The beach club on board the recently refitted Damen explorer yacht Game Changer has heating so that guests can enjoy it even when travelling in icy waters.

Colder climates can equally be allowed for. On the recently refitted 72-metre Damen-built explorer yacht Game Changer, which travels far and wide, the beach club has heating so that it can, in principle, function as a place to sit out even when the boat is in Antarctic or Arctic waters.

These spaces can be equipped for entertainment too. Take the beach club on Severin*s, the 55-metre Baglietto-built superyacht designed by Francesco Paszkowski and launched last year. It has not only a steam shower, but also a 4K-resolution LED wall with an area of about six square metres suitable for video art or screening movies or sports. It’s the creation of audiovisual specialist Videoworks, which also put a retractable 55-inch 4K outdoor television with 180-degree rotation on the yacht’s sundeck that can be viewed either from the lounge or the pool, and a 90-inch cinema screen on the upper deck.

The beach club on board explorer yacht Olivia
Image credit: Guillaume Plisson

Both Monteleone and Muzio also see beach clubs and decks as opportunities to use bolder colour. “There has to be harmony, and it has to blend with the indoor areas,” says Muzio. “But you can have fun outside. I like to add colour with cushions and towels,” adds Monteleone.

On Olivia, a Russian navy hydrographic survey vessel that was converted into a 69-metre explorer yacht, she used a “very cool” palette of grey, yellow and white on the platform. While on Bold, the 85.3-metre Silveryachts-built expedition yacht designed by her husband, Espen Øino, she chose a vibrant vermilion.
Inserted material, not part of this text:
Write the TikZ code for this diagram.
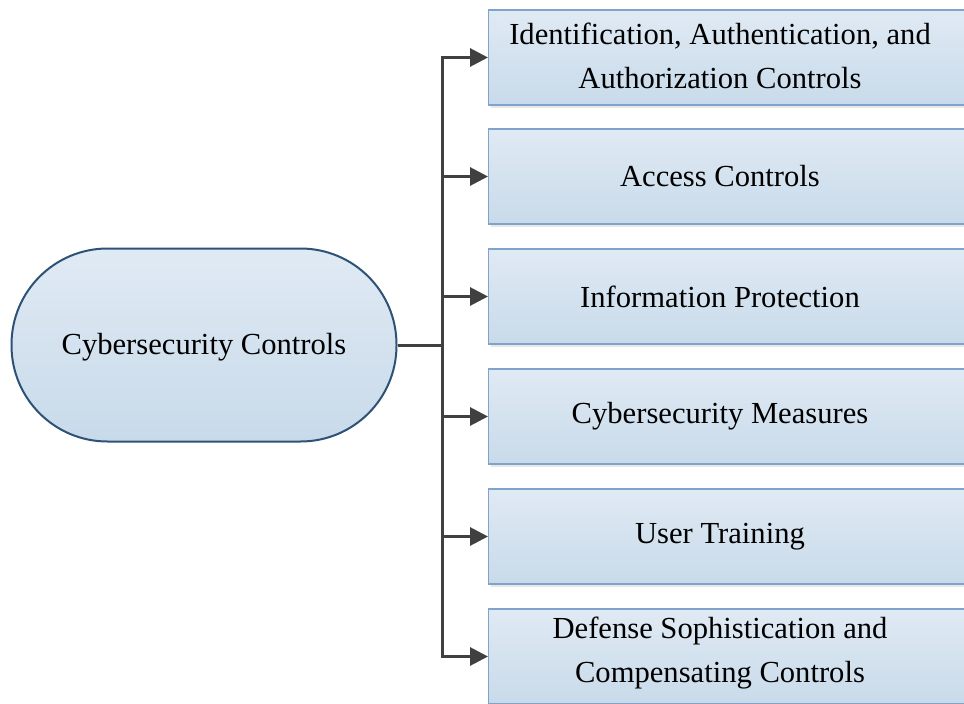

Check out the curvaceous armchairs (Smile by Paola Lenti) that stand on the beach club, to which an inflatable platform attaches, so that the yacht’s toys are readily to hand. On Cosmos, which Heesen is due to deliver in 2022, the beach club not only contains a sunken bar but also is sited beneath the seven-metre waterfall-fed glass-bottom pool, so it is lit by sunshine refracted through water.

Bold’s aft platform exemplifies today’s prevailing wisdom: the bigger the better.
Image credit: Silveryachts

Launched in 2020 and designed by Luca Dini, 49.7-metre Rossinavi-built LEL is another new yacht with an expansive and versatile beach club, a response to her owner’s brief for “generous open spaces to make the most of the open air and water”. Dini’s solution was to create “an actual terrace overlooking the sea, a pied-à-terre dans l’eau, where nature meets technology”. The partially indoor space, separated from the garage by an automatic door, is spacious enough to store the tender. Lower the side and transom doors and open the louvres, however, and, when furnished, it becomes an elegant and airy room complete with a bar that extends out over the water – the perfect setting for waterside living and entertaining.

LEL’s expansive beach club meets the owner’s brief to make the most of the open air and water
Image credit: Michele Chiroli

For as Muzio notes, clients no longer commission projects with instructions to adhere to “a particular style such as art deco or modern”. What matters more, she says, is their “lifestyle”, how they want to live and where they want to spend time – which tends to be within sight of the sea.